Charlotte Halkett, general manager of communications for the insurance company commented: “There is no doubt accident risk increases as a direct result of the clocks going back one hour in [the] autumn.”
She cautioned that for many new drivers, the evenings after the clock change would be their first experience of driving in the dark and the direct correlation between accident risk and autumnal clock change trebles in the early evening hours when the light goes.
Whilst Insure the Box acknowledged that reported accident rates also rose in winter due to poorer weather conditions, there was a profound 'snap change' in previous years when the clocks went back.
Car parts chain Halfords stated that one of the major contributing factors to the increase in danger on the roads is a lack of visibility due to car/motorcycle headlight bulbs not functioning properly.

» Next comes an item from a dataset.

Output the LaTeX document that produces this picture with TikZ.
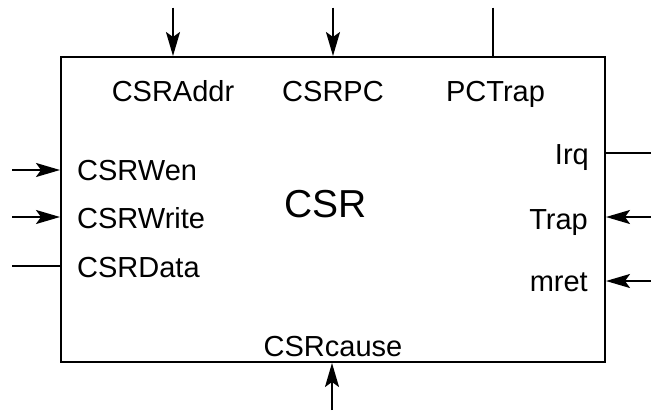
\documentclass[tikz,border=0pt]{standalone}
\usepackage{fontspec}
\setmainfont{Liberation Sans}
\usetikzlibrary{arrows.meta}
\begin{document}
\begin{tikzpicture}[x=1pt,y=-1pt,
  wire/.style={line width=2pt},
  sig/.style={wire,-{Stealth[length=24pt,width=14pt,inset=5pt]}},
  port/.style={inner sep=0pt,font=\fontsize{29}{34}\selectfont},
  title/.style={inner sep=0pt,font=\fontsize{39}{46}\selectfont}]
  \useasboundingbox (0,0) rectangle (651,413);

  % the CSR block
  \node[draw,line width=2pt,minimum width=544pt,minimum height=305pt,inner sep=0pt]
    (csr) at (333,209.5) {};
  \node[title,anchor=base] (name) at (325.5,217) {CSR};

  % top ports
  \node[port,anchor=base] (addr) at (173,101) {CSRAddr};
  \node[port,anchor=base] (pc) at (333,101) {CSRPC};
  \node[port,anchor=base] (pctrap) at (495.5,101) {PCTrap};

  % left ports
  \node[port,anchor=base west] (wen) at (77,180.5) {CSRWen};
  \node[port,anchor=base west] (write) at (77,228) {CSRWrite};
  \node[port,anchor=base west] (data) at (77,277) {CSRData};

  % right ports
  \node[port,anchor=base east] (irq) at (589,164) {Irq};
  \node[port,anchor=base east] (trap) at (588,229) {Trap};
  \node[port,anchor=base east] (mret) at (588,291) {mret};

  % bottom port
  \node[port,anchor=base] (cause) at (333,356) {CSRcause};

  % outer ends of the wires
  \coordinate (addrIn) at (173,7.5);
  \coordinate (pcIn) at (333,7.5);
  \coordinate (pctrapOut) at (493,7.5);
  \coordinate (wenIn) at (12,170);
  \coordinate (writeIn) at (12,217);
  \coordinate (dataOut) at (12,266);
  \coordinate (irqOut) at (651,153);
  \coordinate (trapIn) at (651,217);
  \coordinate (mretIn) at (651,281);
  \coordinate (causeIn) at (332,410);

  % wires
  \draw[sig] (addrIn) -- (addrIn |- csr.north);
  \draw[sig] (pcIn) -- (pcIn |- csr.north);
  \draw[wire] (pctrapOut) -- (pctrapOut |- csr.north);
  \draw[sig] (wenIn) -- (wenIn -| csr.west);
  \draw[sig] (writeIn) -- (writeIn -| csr.west);
  \draw[wire] (dataOut) -- (dataOut -| csr.west);
  \draw[wire] (irqOut) -- (irqOut -| csr.east);
  \draw[sig] (trapIn) -- (trapIn -| csr.east);
  \draw[sig] (mretIn) -- (mretIn -| csr.east);
  \draw[sig] (causeIn) -- (causeIn |- csr.south);
\end{tikzpicture}
\end{document}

Research conducted by the company concluded that around 2.6 million cars are being driven on UK roads with defective lights.
Of the motorists surveyed, 1 in 10 were found to have “a failed headlight, sidelight, rear or brake light” significantly increasing the risk of their vehicle causing an accident in the coming months.
The company also found that 17% of motorists were unsure that all the lights on their vehicle were working correctly, while 41% were worried about being seen by other drivers or had experienced difficulty reading road signs when driving in the dark.
However, faulty lighting was not the only issue associated with increased accident risk and dangerous roads. Twenty Two per cent of the 4,000 drivers questioned admitted they tired more quickly behind the wheel as a result of darker nights.
Ella Colley, car bulb expert for Halfords, said: “At this time of year, poor visibility is common on the roads and with the clocks going back it’s even more crucial that drivers are extra vigilant and do their best to see and be seen and take regular breaks to avoid tiring.
“Driving with defective lights can be risky. It’s estimated that there over 800,000 vehicles on UK roads with lights that are not up to a safe MOT standard it is also against the law to drive with a defective bulb. Poor lighting and defective car bulbs can make judging gaps and overtaking a real hazard. And broken brake lights can give drivers behind less time to react.”
RIAS, car insurance providers for the over 50 driver, conducted research finding 21% of drivers do not make any safety checks outside of taking their car for its annual MOT.
This research highlights the importance of making basic checks before travelling during the darker, winter months. By making sure oil and brake fluid are at safe levels, and regularly reviewing wear and tear on tyre tread and windscreen wipers, can significantly mitigate a motorist's overall risk of falling victim to a collision.